Dux
- Author: Sebastiano Vassalli
- Original title: Dux. Casanova in Boemia
- Genre: biographical novel
- Set in: Dux, Bohemia
- Publisher: Giulio Einaudi editore
- Publication date: 2002
- Media type: print
- Pages: 58
- OCLC: 50535750

= Dux (novel) =

Novel by Sebastiano Vassalli

Dux. Casanova in Boemia is a 2002 Italian novel by the Italian writer Sebastiano Vassalli. It deals with Giacomo Casanova’s last years, spent in the castle of Dux under the protection of the count of Waldstein.

== Plot==
A 60-year-old Giacomo Casanova moves in the castle of Dux, a little bohemian town, under the field of the count of Joseph-Charles Emmanuel of Waldestein. Here he spends his last years alternating the composition of his novels and the fights with the other coinhabitants of the castle: like the butler Feltkircher, the admin Stelzl, the courier Wiederholt and the beautiful Carolina.

This last great battle is fought within the walls of the castle, especially in the dining room, where his inability of speaking German prevent him to communicate with the others, making him feeling alone and left out. Besides Wiederholt and Feltkircher, his worst enemies, made fun of him by disfiguring his portrait. They use them as toilet paper and exposing them in the toilets of the castle.

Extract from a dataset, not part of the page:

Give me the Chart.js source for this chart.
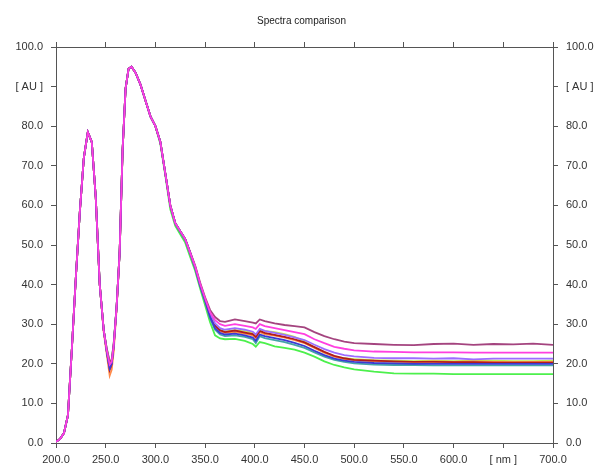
<!DOCTYPE html>
<html>
<head>
<meta charset="utf-8">
<script src="https://cdn.jsdelivr.net/npm/chart.js@4/dist/chart.umd.min.js"></script>
<style>
  html, body { margin: 0; padding: 0; background: #fff; }
  #wrap { width: 603px; height: 466px; }
</style>
</head>
<body>
<div id="wrap"><canvas id="chart" width="603" height="466"></canvas></div>
<script>
// wavelength grid, nm
const wavelengths = [200, 204, 208, 212, 216, 220, 224, 228, 232, 236,
  240, 244, 248, 251, 254, 256, 258, 261, 264, 267,
  270, 273, 276, 280, 285, 290, 295, 300, 305, 310,
  315, 320, 325, 330, 335, 340, 345, 350,
  355, 360, 365, 370, 380, 390, 398, 401, 405, 410,
  420, 430, 440, 450, 460, 470, 480, 490, 500, 520,
  540, 560, 580, 600, 620, 640, 660, 680, 700];

// absorbance per sample, AU
const mauve = [0.3, 1.0, 2.5, 7, 24, 42, 58.5, 72, 78.5, 76,
  62, 40, 28.5, 24, 20.5, 21, 25, 34.5, 48, 74,
  89.5, 94.5, 95, 93.5, 90.5, 86.5, 82.5, 80, 76, 68,
  60, 55.5, 53.5, 51.5, 48.2, 44.8, 40.5, 36.8,
  33.6, 31.8, 30.8, 30.6, 31.2, 30.8, 30.4, 30.2, 31.2, 30.8,
  30.2, 29.8, 29.5, 29.2, 28, 27, 26.2, 25.6, 25.2, 25,
  24.8, 24.7, 25, 25.1, 24.8, 25, 24.9, 25.1, 24.8];
const magenta = [0.3, 1.0, 2.5, 7, 24, 42, 58.5, 72, 78.5, 76,
  62, 40, 28.5, 23.5, 19.8, 20.5, 24.5, 34.5, 48, 74,
  89.5, 94.5, 95, 93.5, 90.5, 86.5, 82.5, 80, 76, 68,
  60, 55.5, 53.5, 51.5, 48, 44.6, 40.2, 36.5,
  33, 31, 30, 29.6, 30, 29.6, 29.2, 28.8, 30, 29.5,
  29, 28.5, 28, 27.5, 26.2, 25.2, 24.3, 23.8, 23.4, 23.1,
  23, 22.9, 22.9, 22.9, 22.8, 22.8, 22.8, 22.8, 22.8];
const violet = [0.3, 1.0, 2.5, 7, 24, 42, 58.5, 72, 78.5, 76,
  62, 40, 28.5, 23.3, 19, 20.2, 24.5, 34.5, 48, 74,
  89.5, 94.5, 95, 93.5, 90.5, 86.5, 82.5, 80, 76, 68,
  60, 55.5, 53.5, 51.5, 48, 44.5, 40, 36.3,
  32.6, 30.2, 29, 28.6, 29, 28.6, 28.1, 27.4, 28.8, 28.3,
  27.8, 27.3, 26.7, 26, 24.8, 23.7, 22.8, 22.2, 21.9, 21.5,
  21.4, 21.4, 21.3, 21.4, 21.1, 21.3, 21.3, 21.3, 21.3];
const blue = [0.3, 1.0, 2.5, 7, 24, 42, 58.5, 72, 78.5, 76,
  62, 40, 28.5, 23.2, 18.8, 20, 24.3, 34.5, 48, 74,
  89.5, 94.5, 95, 93.5, 90.5, 86.5, 82.5, 80, 76, 68,
  60, 55.5, 53.5, 51.5, 48, 44.3, 39.8, 36,
  31.8, 29, 27.8, 27.4, 27.6, 27.2, 26.6, 25.8, 27.4, 27,
  26.5, 26, 25.3, 24.5, 23.3, 22.2, 21.3, 20.8, 20.5, 20.2,
  20.1, 20, 20, 20, 20, 20, 20, 20, 20];
const darkred = [0.3, 1.0, 2.5, 7, 24, 42, 58.5, 72, 78.5, 76,
  62, 40, 28.5, 23.2, 18.5, 19.8, 24.2, 34.5, 48, 74,
  89.5, 94.5, 95, 93.5, 90.5, 86.5, 82.5, 80, 76, 68,
  60, 55.5, 53.5, 51.5, 48, 44.4, 40, 36.2,
  32.3, 29.7, 28.5, 28, 28.4, 27.9, 27.5, 26.8, 28.3, 27.8,
  27.3, 26.8, 26.2, 25.4, 24.2, 23, 22, 21.4, 21, 20.8,
  20.6, 20.5, 20.5, 20.4, 20.4, 20.3, 20.3, 20.3, 20.3];
const orange = [0.3, 1.0, 2.5, 7, 24, 42, 58.5, 72, 78.5, 76,
  62, 40, 28, 22.5, 17, 18.5, 23, 34, 48, 74,
  89.5, 94.5, 95, 93.5, 90.5, 86.5, 82.5, 80, 76, 68,
  60, 55.5, 53.5, 51.5, 48, 44.4, 40, 36.2,
  32, 29.4, 28.2, 27.8, 28, 27.6, 27.2, 26.5, 28, 27.5,
  27.1, 26.6, 26, 25.2, 24, 22.8, 21.8, 21.2, 20.9, 20.6,
  20.5, 20.5, 20.6, 20.5, 20.6, 20.5, 20.4, 20.5, 20.5];
const yellowgreen = [0.3, 1.0, 2.5, 7, 24, 42, 58.5, 72, 78.5, 76,
  62, 40, 28.5, 23.4, 19.5, 20.4, 24.5, 34.5, 48, 74,
  89.5, 94.5, 95, 93.5, 90.5, 86.5, 82.5, 80, 76, 68,
  60, 55.5, 53.5, 51.5, 48, 44.4, 40, 36.2,
  32.2, 29.6, 28.5, 28.2, 28.5, 28.2, 27.8, 27, 28.5, 28.3,
  28, 27.5, 26.8, 25.6, 24.2, 22.9, 21.9, 21.4, 21.2, 20.9,
  20.8, 20.7, 20.8, 20.7, 20.8, 20.8, 20.7, 20.7, 20.8];
const teal = [0.3, 1.0, 2.5, 7, 24, 42, 58.5, 72, 78.5, 76,
  62, 40, 28.5, 23.6, 20, 20.8, 24.7, 34.5, 48, 74,
  89.5, 94.5, 95, 93.5, 90.5, 86.5, 82.5, 80, 76, 68,
  60, 55.3, 53.2, 51.2, 47.7, 44, 39.6, 35.7,
  31.5, 28.6, 27.4, 27, 27.2, 26.8, 26.2, 25.2, 27, 26.5,
  26, 25.5, 24.8, 24, 22.9, 21.8, 21, 20.5, 20.1, 19.8,
  19.7, 19.7, 19.6, 19.6, 19.6, 19.6, 19.6, 19.6, 19.6];
const green = [0.3, 1.0, 2.5, 7, 24, 42, 58.5, 72, 78.5, 76,
  62, 40, 28.5, 23.8, 20.5, 21, 25, 34.5, 48, 74,
  89.5, 94.5, 95, 93.5, 90.5, 86.5, 82.5, 80, 75.5, 67.5,
  59, 54.8, 52.7, 50.6, 47, 43.5, 39, 34.8,
  30.5, 27.2, 26.4, 26.2, 26.3, 25.8, 25, 24.3, 25.5, 25.2,
  24.4, 24, 23.6, 22.8, 21.8, 20.6, 19.7, 19.1, 18.6, 18,
  17.6, 17.5, 17.5, 17.4, 17.4, 17.4, 17.4, 17.4, 17.4];

const seriesConfig = [
  { data: magenta, color: '#ff3fe0' },
  { data: blue, color: '#3b3bd4' },
  { data: mauve, color: '#a4447f' },
  { data: violet, color: '#9c6cff' },
  { data: darkred, color: '#b01c1c' },
  { data: orange, color: '#ff8a4a' },
  { data: yellowgreen, color: '#c6ea4e' },
  { data: teal, color: '#45a4a8' },
  { data: green, color: '#4cf04c' }
];

const xTicks = [200, 250, 300, 350, 400, 450, 500, 550, 600, 650, 700];
const yTicks = [0, 10, 20, 30, 40, 50, 60, 70, 80, 90, 100];

const axisColor = '#555';
const tickFont = { family: 'Liberation Sans, Arial, sans-serif', size: 11 };

const xLabel = v => (v === 650 ? '[ nm ]' : v.toFixed(1));
const yLabel = v => (v === 90 ? '[ AU ]' : v.toFixed(1));

function sideGrid() {
  return { drawOnChartArea: false, drawTicks: true, tickLength: 5, color: axisColor };
}

new Chart(document.getElementById('chart'), {
  type: 'line',
  data: {
    datasets: seriesConfig.map(s => ({
      data: wavelengths.map((x, i) => ({ x, y: s.data[i] })),
      borderColor: s.color,
      borderWidth: 1.8,
      pointRadius: 0,
      fill: false,
      tension: 0
    }))
  },
  options: {
    responsive: false,
    animation: false,
    layout: { padding: 0 },
    plugins: {
      legend: { display: false },
      tooltip: { enabled: false },
      title: {
        display: true,
        text: 'Spectra comparison',
        color: '#222',
        font: { family: 'Liberation Sans, Arial, sans-serif', size: 10, weight: 'normal' },
        padding: { top: 15, bottom: 7 }
      }
    },
    scales: {
      x: {
        type: 'linear', position: 'bottom', min: 200, max: 700,
        afterBuildTicks: s => { s.ticks = xTicks.map(value => ({ value })); },
        afterFit: s => { s.height = 23; },
        grid: sideGrid(),
        border: { color: axisColor, width: 1 },
        ticks: { callback: xLabel, color: '#333', font: tickFont, padding: 5, maxRotation: 0 }
      },
      x2: {
        type: 'linear', position: 'top', min: 200, max: 700,
        afterBuildTicks: s => { s.ticks = xTicks.map(value => ({ value })); },
        afterFit: s => { s.height = 13; },
        grid: sideGrid(),
        border: { color: axisColor, width: 1 },
        ticks: { callback: () => '', font: tickFont }
      },
      y: {
        type: 'linear', position: 'left', min: 0, max: 100,
        afterBuildTicks: s => { s.ticks = yTicks.map(value => ({ value })); },
        afterFit: s => { s.width = 56; },
        grid: sideGrid(),
        border: { color: axisColor, width: 1 },
        ticks: { callback: yLabel, color: '#333', font: tickFont, padding: 8 }
      },
      y2: {
        type: 'linear', position: 'right', min: 0, max: 100,
        afterBuildTicks: s => { s.ticks = yTicks.map(value => ({ value })); },
        afterFit: s => { s.width = 50; },
        grid: sideGrid(),
        border: { color: axisColor, width: 1 },
        ticks: { callback: yLabel, color: '#333', font: tickFont, padding: 8 }
      }
    }
  }
});
</script>
</body>
</html>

Offended Casanova decides to write to the mother-countess Marie Anna Therese of Waldstein, who writes him nice and supportive things making him believe that she his friend but only because she needs his help in convincing his son, the count, to marry Marie Josepha Lobkowitz and to leave” the b.” Carolina. But when the countess meets him in person, during the imperial coronation of Leopold II, she is let down by his appearance and thinks that she should have never written to him in such a kindly and familiar way. At the end of the ceremony she decides to restore the order in the castle of his son.

As years pass by the situation for the old Casanova gets better. He finds a way to express his anger arguing with anyone: he writes 21 letters to his enemies in which he tells them everything he thinks about them.

On 4 June 1798 he dies finally in peace.